To illustrate that I've taken a small tile of an image (outlined in red) from the Seestar S50 and examined it in detail. The data is from an image which has been 'stretched' using a CDF (cumulative density function) as described here.
The tile shown below is 25 x 25 pixels and is taken from an area of noisy data. The image data is displayed starting with the RGB composite, then the red, green and blue component magnitudes in row/column order.

What is immediately obvious is that the spatial resolution is much better in the Green channel. The Red and Blue channels are more 'blobby'. In other words - there is more high frequency data (detail) in the Green channel versus the Red and Blue channels.

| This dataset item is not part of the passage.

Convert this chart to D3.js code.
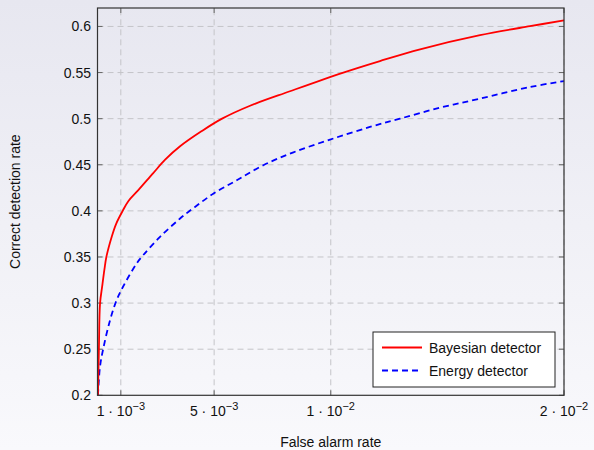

It can be seen that there are areas in the red and blue data where the level is 'black'. In the corresponding areas in the green data there is fine features. When combined into the RGB composite this is the source of the 'green noise'.

It is interesting to see the effects of 'modulating' the red and blue data with the higher resolution green data. The results are shown below.

Here more detail has been added to the red and blue channels by multiplying their original values by the green channel data. The effect on the original image is shown below.

There is significantly more 'sharpness' in the detail - albeit with corruption of the colour balance. Nonetheless I find this an intriguing result.